The QCC is focused on adiabatic quantum computation, in which a problem is encoded into the lowest energy (“coldest”) state of a physical quantum system.  Processing occurs on a D-Wave One system with a 128-quantum bit ("qubit") Rainier processor, the world's first specialized adiabatic quantum optimizer. Hardware is kept at near absolute zero temperatures, and the facility contains powerful shielding to block out electromagnetic interference.


Lockheed Martin, USC and USC Information Sciences Institute researchers can access the D-Wave One system, enabling QCC partners to lead exploration of quantum computing research.


Research at the USC Lockheed Martin Quantum Computing Center focuses on the theoretical and practical aspects of adiabatic quantum optimization, a powerful new paradigm for solving some of the toughest optimization problems while harnessing the power of quantum mechanics.

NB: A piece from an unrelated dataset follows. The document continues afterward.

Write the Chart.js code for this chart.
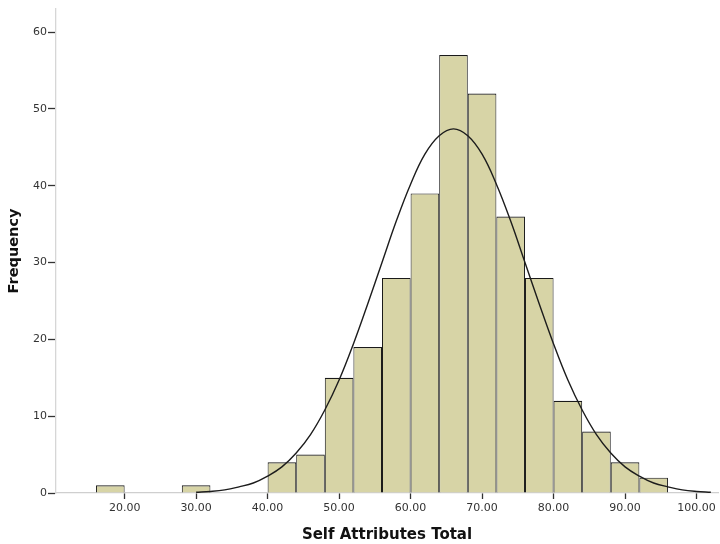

Of particular interest are problems that can be mapped into quadratic unconstrained binary optimization (QUBO), or finding the ground (lowest energy state) of the two-dimensional Ising spin model. Such problems include machine learning, image classification, software verification, anomaly detection, and neural networks. Of additional great interest is the development of error correction strategies tailored to adiabatic quantum optimization.


The Center is uniquely equipped to address these questions using the D-Wave One Rainier chip, a programmable, 128 qubit, special purpose quantum adiabatic optimizer.